The constructed homogenization theory has been validated upon comparison with known elasticity solutions and micromechanics models. These include the solution to the Eshelby problem which was used as a benchmark to demonstrate the robustness and stability of the developed unit cell solution approach, and the finite volume direct averaging micromechanics (FVDAM) theory which produces high-fidelity results comparable to the finite-element method. Comparison with the classical composite cylinder assemblage (CCA) and Mori-Tanaka micromechanics models establishes applicability and limitations of these approaches based on simplified geometric representation of composite material microstructures. Selected numerical results are generated to provide insight into the efficiency and robustness of the theory. To demonstrate its advantage, the key component of the theory, namely the balanced variational principle, is compared with recently adopted approaches based on a derivative variational principle proposed originally in the context of locally-exact finite-element solutions. Finally, the elastic problem has been extended to viscoelastic domain via the elastic-viscoelastic correspondence principle, validated at the homogenized and local field levels at different times, and employed to investigate thus-far undocumented features of time-dependent response of polymeric matrix composites. The significant findings include the effect of array type on the creep response which increases dramatically with increasing time for certain loading directions. The theory’s utility in support of constructing homogenized response functions of polymeric matrix composites from experimental data was also demonstrated.
Because of its analytical nature, the constructed theory may easily be incorporated into larger structural analysis algorithms in a multi-scale computational setting.
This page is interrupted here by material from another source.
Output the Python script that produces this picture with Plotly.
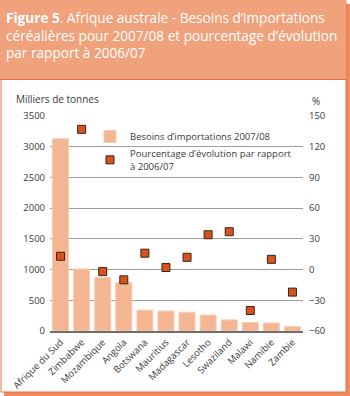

This capability is illustrated herein in the context of laminated plate and functionally graded tube analyses, wherein local homogenized elastic moduli of the investigated structural components are generated on the fly for use in the governing equations at the structural level.
The theory’s efficiency and stability in generating homogenized moduli and stress fields with very simple input data construction make it readily accessible to professionals and non-professionals alike. Hence it is expected that this approach will quickly gain popularity and become not only a design and research tool used by diverse communities involved in materials characterization, design and development, but also a comparison standard for bench mark purposes.